INFO 244 - Presentation - Taylor Kaplan copy.mov

INFO 244 – Presentation: “Utilizing SAGE Research Methods”

This presentation—generated via Microsoft PowerPoint and converted to video—aims to introduce users to a subscription database for use in academic research settings: namely, SAGE Research Methods. I outline the database’s scope, content, and authority, draw attention to its controlled vocabulary, and demonstrate its ability to effectively facilitate a subject search, using descriptors contained in its “methods map”.

INFO 244 - Database Review - Taylor Kaplan copy.pdf

INFO 244 – Database Review

This review reflects my ability to evaluate information retrieval systems according to multiple criteria, and assesses the scope, content, authority, purpose, usability, frequency of update, intended audience, and search features of two subscription databases: CQ Researcher and Hein Online.

INFO 256 - Reference Resources Assignment - Taylor Kaplan copy.pdf

INFO 256 – Reference Resources Assignment

Within this assignment, I evaluate scope, contents, searchability, authority, and overall quality of six reference resources demonstrating varying levels of prominence within archival professions: UK National Archives, Library of Congress Finding Aids, OCLC WorldCat, ArchiveGrid, Mountain West Digital Archive, and Online Archives of California. For the sake of consistency, I evaluate each database with the use of the same search string: “Spanish Flu” OR (“Influenza Epidemic” AND 1918). This assignment demonstrates my ability to both query and evaluate information retrieval systems.

CONCLUSION

IR systems present the models and interfaces by which digital information is inputted and outputted. They are constantly used by users and information professionals alike: for ready reference, in-depth consultations, and beyond. As such, it is essential that academic librarians demonstrate knowledge of the design principles behind these systems, understand the merits of specific IR systems relative to given types of information needs, and possess the skills and strategies required to navigate them efficiently, effectively, and comprehensively. I look forward to further professional experience in the field of academic librarianship, which will allow me to apply subscription databases and related IR systems within the context of research and instruction services.

REFERENCES

Ceri, S., Bozzon, A., Brambilla, M., Della Valle, E., Fraternali, P., & Quarteroni, S. (2013). Web information retrieval. Springer.
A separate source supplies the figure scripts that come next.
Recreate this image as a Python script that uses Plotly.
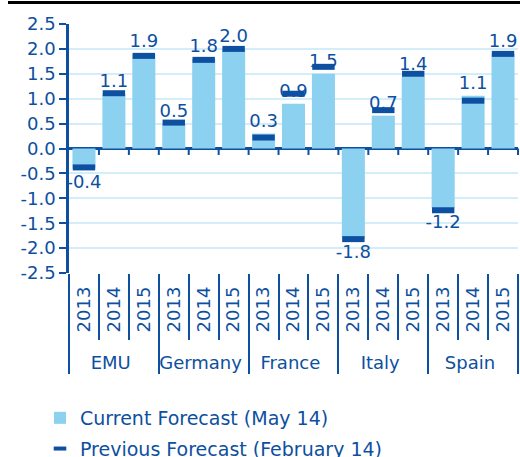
import plotly.graph_objects as go

countries = ["EMU"] * 3 + ["Germany"] * 3 + ["France"] * 3 + ["Italy"] * 3 + ["Spain"] * 3
years = ["2013", "2014", "2015"] * 5
current = [-0.4, 1.1, 1.9, 0.5, 1.8, 2.0, 0.3, 0.9, 1.5, -1.8, 0.66, 1.44, -1.2, 1.06, 1.9]
previous = [-0.38, 1.11, 1.86, 0.52, 1.78, 2.0, 0.22, 1.1, 1.64, -1.82, 0.77, 1.5, -1.24, 0.96, 1.9]
y_ticks = [2.5, 2.0, 1.5, 1.0, 0.5, 0.0, -0.5, -1.0, -1.5, -2.0, -2.5]

DARK = "#0D4FA0"
LIGHT = "#8DD1F1"
GRID = "#D3EDF9"
FONT = "DejaVu Sans"

# non-breaking padding lengthens the rotated year labels so the country row sits lower
pad = "\u00a0\u00a0"
xcats = [countries, [pad + y for y in years]]

fig = go.Figure()
fig.add_trace(go.Bar(
    x=xcats, y=current, name="Current Forecast (May 14)",
    marker=dict(color=LIGHT, line=dict(width=0)),
    texttemplate="%{y:.1f}", textposition="outside", cliponaxis=False,
    constraintext="none", textfont=dict(color=DARK, size=18, family=FONT),
    legendgroup="a",
))
fig.add_trace(go.Scatter(
    x=xcats, y=previous, name="Previous Forecast (February 14)",
    mode="markers", showlegend=False,
    marker=dict(symbol="line-ew", size=16, line=dict(width=6, color=DARK), color=DARK),
    cliponaxis=False, legendgroup="b",
))
# legend entry with a short dash like the reference
fig.add_trace(go.Scatter(
    x=[None], y=[None], name="Previous Forecast (February 14)",
    mode="markers", legendgroup="b",
    marker=dict(symbol="line-ew", size=9, line=dict(width=4, color=DARK), color=DARK),
))

n = len(years)
shapes = [dict(type="line", xref="paper", yref="paper",
               x0=(8 - 69) / 449, x1=(520 - 69) / 449,
               y0=(273 - 2.5) / 249, y1=(273 - 2.5) / 249,
               line=dict(color="black", width=3))]
# small tick marks along the zero line at category boundaries
for i in range(1, n + 1):
    shapes.append(dict(type="line", xref="paper", yref="y",
                       x0=i / n, x1=i / n, y0=0, y1=-0.13,
                       line=dict(color=DARK, width=2)))

fig.update_layout(
    width=520, height=457,
    margin=dict(l=69, r=2, t=24, b=184, autoexpand=False),
    paper_bgcolor="white", plot_bgcolor="white",
    font=dict(family=FONT, color=DARK, size=18),
    bargap=0.23,
    showlegend=True,
    legend=dict(
        orientation="v", xref="container", yref="container",
        x=40 / 520, y=1 - 399 / 457, xanchor="left", yanchor="top",
        traceorder="grouped", tracegroupgap=3,
        font=dict(size=19, color=DARK, family=FONT),
        bgcolor="rgba(0,0,0,0)",
    ),
    xaxis=dict(
        type="multicategory", tickangle=-90, range=[-0.5, n - 0.5],
        showgrid=False, showline=False, zeroline=False,
        ticks="outside", tickson="boundaries", ticklen=66, tickwidth=2, tickcolor=DARK,
        ticklabelstandoff=9,
        showdividers=True, dividercolor=DARK, dividerwidth=2,
        tickfont=dict(size=18, color=DARK, family=FONT),
    ),
    yaxis=dict(
        range=[-2.5, 2.5], tickvals=y_ticks, ticktext=[f"{v:.1f}" for v in y_ticks],
        showgrid=True, gridcolor=GRID, gridwidth=2,
        zeroline=True, zerolinecolor=DARK, zerolinewidth=2.5,
        showline=True, linecolor=DARK, linewidth=2.5,
        ticks="outside", ticklen=7, tickwidth=2, tickcolor=DARK,
        tickfont=dict(size=18, color=DARK, family=FONT),
    ),
    shapes=shapes,
)

fig.write_html("out.html", config={"displayModeBar": False},
               post_script="document.body.style.margin='0px';")
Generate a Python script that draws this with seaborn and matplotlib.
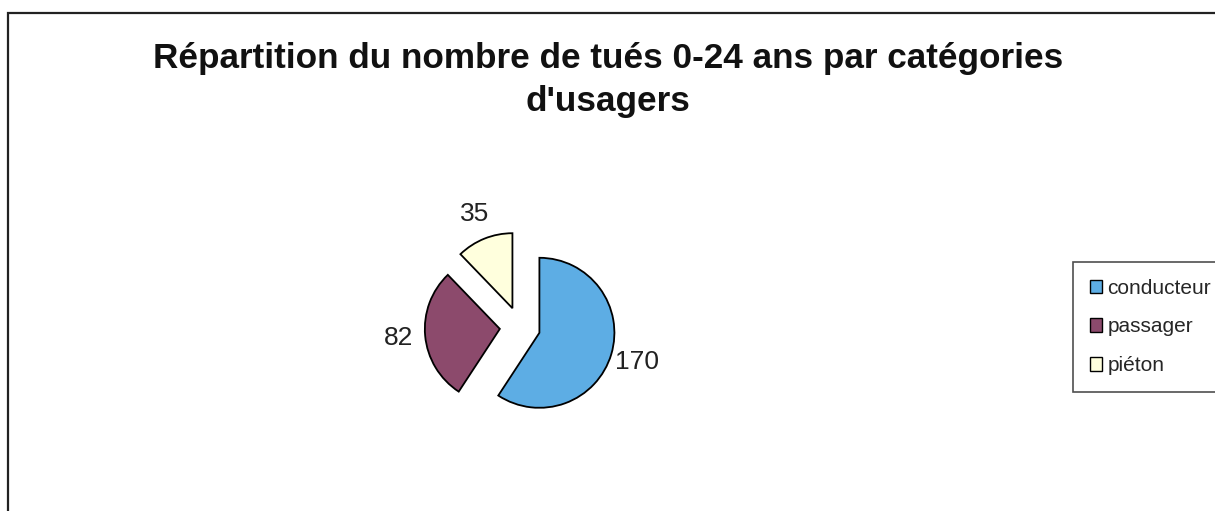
import matplotlib
matplotlib.use("Agg")
import matplotlib.pyplot as plt
from matplotlib.patches import Rectangle, Patch
import seaborn as sns

sns.set_theme(style="white")
plt.rcParams['font.family'] = ['Liberation Sans', 'DejaVu Sans']

# Data
categories = ['conducteur', 'passager', 'piéton']
values = [170, 82, 35]
colors = ['#5DADE4', '#8C4A6C', '#FFFFDD']
title = "Répartition du nombre de tués 0-24 ans par catégories\nd'usagers"

W, H = 1215, 511
fig = plt.figure(figsize=(W / 100, H / 100), dpi=100)

# outer chart frame
fig.patches.append(Rectangle((8 / W, -0.1), 1.2, 1.1 - 13 / H, transform=fig.transFigure,
                             fill=False, edgecolor='#222222', linewidth=1.6, figure=fig))

fig.text(608 / W, 1 - 80 / H, title, ha='center', va='center', fontsize=25.3,
         fontweight='bold', linespacing=1.4, color='#111111')

# pie axes: centre (520, 327) px, radius 75 px
cx, cy, L, r = 520, 327, 2.0, 75
S = 2 * L * r
ax = fig.add_axes([(cx - S / 2) / W, (H - cy - S / 2) / H, S / W, S / H])
wedges, texts = ax.pie(values, labels=[str(v) for v in values], colors=colors,
                       startangle=90, counterclock=False, explode=[0.27] * 3,
                       labeldistance=1.36,
                       wedgeprops=dict(edgecolor='black', linewidth=1.3),
                       textprops=dict(fontsize=19, color='#222222'))
for t in texts:
    t.set_ha('center')
    t.set_va('center')
ax.set_xlim(-L, L)
ax.set_ylim(-L, L)
ax.set_aspect('equal')
ax.axis('off')

handles = [Patch(facecolor=c, edgecolor='black', linewidth=1.0) for c in colors]
leg = fig.legend(handles, categories, loc='upper left', bbox_to_anchor=(1073 / W, 1 - 262 / H),
                 frameon=True, fontsize=15, handlelength=0.6, handleheight=0.6,
                 handletextpad=0.25, labelspacing=0.95, borderpad=0.8, borderaxespad=0,
                 fancybox=False)
leg.get_frame().set_edgecolor('#222222')
leg.get_frame().set_linewidth(1.2)

fig.savefig('out.png', dpi=100)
Krug, S. (2014). Don’t make me think: A common sense approach to web usability. New Riders.

Mann, T. (2008). The Peloponnesian War and the future of reference, cataloging, and scholarship in research libraries. Journal of Library Metadata, 8(1), 53-100. https://doi.org/10.1300/J517v08n01_06

Mann, T. (2015). The Oxford guide to library research (4th ed.). Oxford University Press.

Weedman, J. (2019a). Designing for search. In V. M. Tucker (Ed.), Information Retrieval System Design: Principles & Practice (6th ed., pp. 118-139). AcademicPub.

Weedman, J. (2019b). Information retrieval: Designing, querying, and evaluating information systems. In V. M. Tucker (Ed.), Information Retrieval System Design: Principles & Practice (6th ed., pp. 6-20). AcademicPub.

Weedman, J. (2019c). User research. In V. M. Tucker (Ed.), Information Retrieval System Design: Principles & Practice (6th ed., pp. 251-261). AcademicPub.